Don Paco (foaled April 23, 2008) is a race horse who won the Puerto Rican Triple Crown as well as racking up 13 straight victories from the age of 2 to 3.

== History ==

=== 2-year-old season ===
At the age of 2, Don Paco would race a total of 5 times with mild success but nothing like what was to come. His first start he tried chasing the leaders but weakened and wasn't able to do better than 3rd. However, his next start making up a 3 length gap between him and the leaders and holding off all comers to win his first race 1 3/4 lengths. The race was so impressive that he was put in stakes company in just his third career start running in the Puerto Rico Futurity. In the first quarter, he was over 10 lengths behind the leaders and simply was not able to make to much ground and was a very well-beaten third place. Losing by a 7 whole lengths behind El Negro Torres and Tono M. But that would be the last loss of his 2-year-old year a win in an allowance race was a good prep for his final and biggest win of his 2-year-old year the Copa Navidad. He would have a rematch with Tono M and this time he didn't drop as far back going only 7 1/2 lengths behind. By the far turn, he swept by the entire field and held off Tono M to win the race by 1 1/4 lengths.

=== Triple Crown Bid ===
Going into the race Don Paco would not run in any stakes races instead he ran in 4 allowances races prepping up for the Puerto Rican Derby. In-fact his first start was a match race that he won by going gate to wire a far cry from his normal style of coming from the back. He would have more horses race against him in the following 3 match races however they simply were not a challenge he would cruise home every single time.

=== Puerto Rican Derby ===
The Puerto Rican Derby was not a huge field just like Don Paco's previous races that year, and the race seemed on paper to be just as easy as before. None of the horses were stakes winners except for him. The race was on he was a close third for the race sitting comfortably in third place for most of the race and then he snuck through into first by the time they hit the far turn. After that it was all over he stayed tucked on the rail while the rest of the horses scrambled for sloppy seconds on the outside. Don Ryan tried to catch him in the late game but could only get within 2 3/4 lengths of Don Paco.

=== Governors Cup ===
The Governors Cup would have a slight increase in the competition having 6 challengers to try and defeat Don Paco including Antonio R. Matos Classic winner Guitarra Templada. At the start of the race, Italy Pride and Castador would set the lead by a clear margin of 6 lengths. At its highest, the two fighting front runners were in front by 7 lengths. But even with such a huge lead over there competition, Don Paco was able to catch up to them by the final turn. Then by the finish line, he opened 6 lengths of his own winning the second jewel even more impressively than the first one.

=== San Juan Cup ===
Don Paco entered the San Juan Cup having previously defeated every other horse in the field. At the start, El Negro Torres drifted in early sandwiching Don Paco in between him and Nube Negra. After that El Negro Torress took a clear lead opening up 4 lengths. But Salvaje quickly chased after him and the two fought for first-place early. However this time Don Paco was right behind them only a length behind the two front runners all he had to do was wait for them to tire. By the far turn, he swept by, and after that it simply a parade as he opened up even further not even being whipped just being aggressively hand ridden by Alexis Feliciano. Every jewel of the triple crown he won by a huger margin then he did the previous race and in the San Juan Cup he won by 8 1/2 lengths. His Triple Crown victory made him the ninth horse to win the Puerto Rican Triple Crown.

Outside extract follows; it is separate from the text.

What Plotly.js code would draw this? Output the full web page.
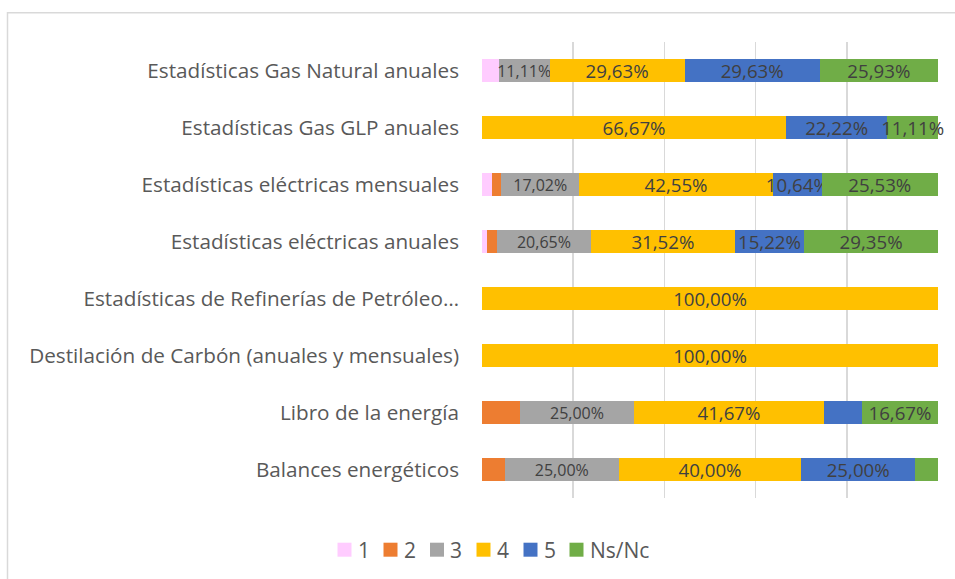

=== Rest of his career ===
Following his Triple Crown campaign, Don Paco extended his winning streak by capturing two Grade 2 stakes races, the Antonio Mongil Jr. Classic and the Antonio Fernandez Castrillion Classic. He then competed in the Caribbean International Classic, entering the race on a 13-race winning streak. During the race, Don Paco raced just behind the leaders while Heisenberg set the pace. Don Paco moved into contention early but faded to fifth place around the far turn as Heisenberg maintained the lead throughout the race and won.

Despite this, he would continue his career after the defeat. Although he won additional stakes races, he did not repeat the extended winning streak of his Triple Crown season. He did rack up one more graded stakes win in the Grade 2 Antonio R. Barcelo Classic Stakes at the age of 4 but besides that, all of his victories were simply in allowance company. After a 4th in the Grade 1 4th of July Cup, he was sidelined for a whole year. When he returned he simply was not the same. He would only win 2 times over the course of his 5 and 6-year-old seasons. Both in allowance company. He would run his last race in the Antonio Fernandez Castrillon Classic against fellow Puerto Rican triple crown winner Arquitecto, a horse who had defeated him 3 other times in stakes company. This would be the fourth time as Arquitecto ran away with the race while Don Paco was a well-beaten third by over 16 lengths. After that, he was retired to stud.

== Pedigree==
Casanova Star x Miss Frisky Dancer by Seattle Dancer (his broodmare sire is a 1/2 brother to Triple Crown winner Seattle Slew).